WHO has updated its tracking system and working definitions for variants of SARS-CoV-2. The virus that causes COVID-19, to better correspond to the current global variant landscape. To independently evaluate Omicron sublineages in circulation, and classify new variants more clearly.
SARS-CoV-2 continues to evolve. Since the beginning of the COVID-19 pandemic, multiple variants of concern (VOCs) and variants of interest (VOIs) have been designated by WHO. Based on their assessed potential for expansion and replacement of prior variants. For causing new waves with increased circulation, and for the need for adjustments to public health actions.
Based on comparisons of antigenic cross reactivity using animal sera, replication studies in experimental models of the human respiratory tract, and evidence from clinical and epidemiological studies in humans, there is consensus among experts in WHO’s Technical Advisory Group on SARS-CoV-2 Virus Evolution (TAG-VE) that compared to previous variants, Omicron represents the most divergent VOC seen to date.

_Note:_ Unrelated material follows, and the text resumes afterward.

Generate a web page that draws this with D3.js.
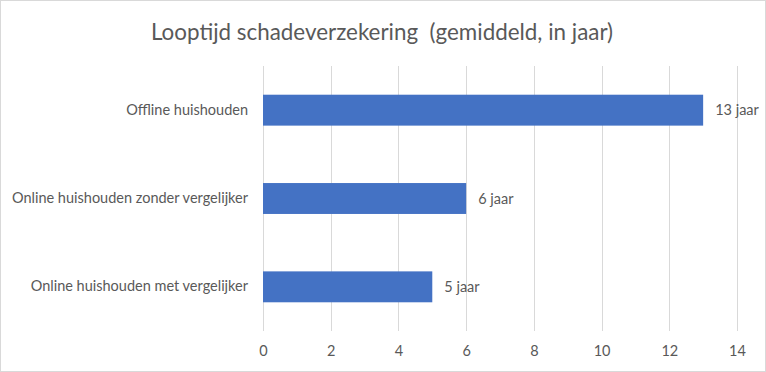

Since its emergence, Omicron viruses have continued to evolve genetically and antigenically with an expanding range of sublineages, which so far have all been characterized by properties of evasion of existing population immunity and a preference to infect the upper respiratory tract (versus lower respiratory tract), as compared to pre-Omicron VOCs.
The Omicron viruses account for over 98% of the publicly available sequences since February 2022 and constitute the genetic background from which new SARS-CoV-2 variants will likely emerge, although the emergence of variants derived from previously circulating VOCs or of completely new variants remains possible. The previous system classified all Omicron sublineages as part of the Omicron VOC and thus did not have the granularity needed to compare new descendent lineages with altered phenotypes to the Omicron parent lineages (BA.1, BA.2, BA.4/BA.5). Therefore, from 15 March 2023, the WHO variant tracking system will consider the classification of Omicron sublineages independently as variants under monitoring (VUMs), VOIs, or VOCs.
WHO is also updating the working definitions for VOCs and VOIs. The main update consists in making the VOC definition more specific, to include major SARS-CoV-2 evolutionary steps that require major public health interventions.